The Electric Reliability Council of Texas anticipates record-breaking electricity demand of 77,317 megawatts this summer, which is expected to be a scorching one.
With the season only weeks away and record temperatures expected, Texans are worried the power grid can’t handle the heat. In May, Texans were asked to conserve energy after six power plants went offline amid a heat wave.
Concern about the lights staying on in the state is warranted. The North American Electric Reliability Corporation warns that Texas, along with the central and upper Midwest and Southern California, faces an increased risk of power outages this summer from extreme heat, wildfires and extended drought.
“A combination of extreme peak demand, low wind, and high outage rates from thermal generators could require system operators to use emergency procedures, up to and including temporary manual load shedding,” NERC says.
The NERC report cited incidents in May and June 2021 when Texas experienced solar farm shutdowns, which disrupted power plants, interfered with grid recovery operations and caused outages of power units.
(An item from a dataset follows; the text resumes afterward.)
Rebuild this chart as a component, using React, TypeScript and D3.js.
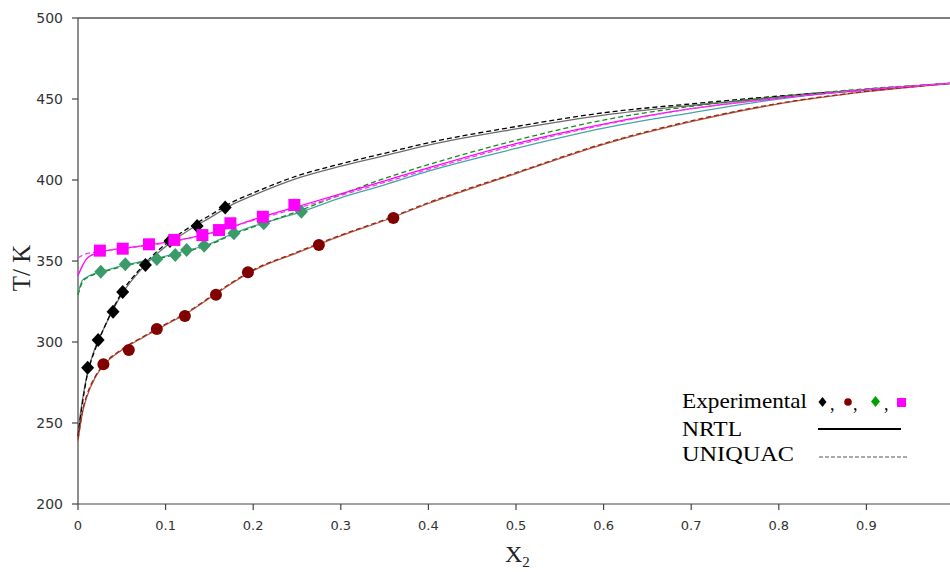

Will Summer 2022 be hotter than normal?
All signs point to a hotter than normal summer.
Spring drought and high winds, like we’ve experienced this year, indicate that we could have record-setting summer temperatures.
The Climate Prediction Center projects that Texas will have a warmer than normal summer, particularly in central and western Texas, and in the Panhandle.
Why is there such high electricity demand in Texas?
Ed Hirs, an energy economist at the University of Houston, says the main reason for the record demand is the population growth that Texas is seeing.
Texas is the fastest-growing state in the country, adding nearly four million people between 2010 and 2020.
Last year, peak demand was at about 74,000 megawatts, about 4% less than this year’s projection.
Can the power grid handle record demand?
ERCOT said the state’s power grid is prepared for a hot summer despite generator failures in May.
“This grid is more reliable than it has ever been before,” said Peter Lake, chairman of the Public Utility Commission of Texas.
ERCOT anticipates there will be 91,392 megawatts available during peak demand this summer, along with 2,895 megawatts of emergency resources. That leaves a buffer of 22.8% if peak demand is higher than the expected 77,317 megawatts.
“The ERCOT region is expected to have sufficient installed generating capacity to serve peak demands in the upcoming summer season, June - September 2022, under normal system conditions and most of the reserve capacity risk scenarios examined,” according to ERCOT’s report.
ERCOT’s Summer 2022 assessment indicates a low risk (6% probability) of declaring a Level 1 Energy Emergency Alert during peak hours, from 6:00–8:00 p.m. The overall daily risk is lower than for Summer 2021, which was at 12% risk.
Hirs says that we’ll have 63,514 megawatts of thermal resources available if all the power plants stay online, less than in past years.
“Texas hasn’t allowed the generation companies to make enough money to keep up their equipment and so many of them have left the grid,” Hirs said. “So we have less generation capacity of coal and natural gas in particular on the ERCOT grid than we did in 2010.”
Along with natural gas and coal, we’ll need 14,000 to 15,000 megawatts of renewable energy on the grid. If we get extreme weather this summer, that may interfere with those renewable resources, he said.
What should you expect?
Under extreme weather that removes renewable electricity generation or damages part of the grid, or if power plants go offline, Texans could experience rolling blackouts during the summer.
It’s more likely that ERCOT will ask Texans to conserve energy this summer by turning thermostats to 78 degrees avoiding use of appliances during peak hours, Hirs said.
“Everybody needs to expect higher electricity prices,” Hirs says. “Be prepared for volatile service and volatile prices.”
The Federal Energy Regulatory Commission predicts that electricity prices could be 233% higher than last summer.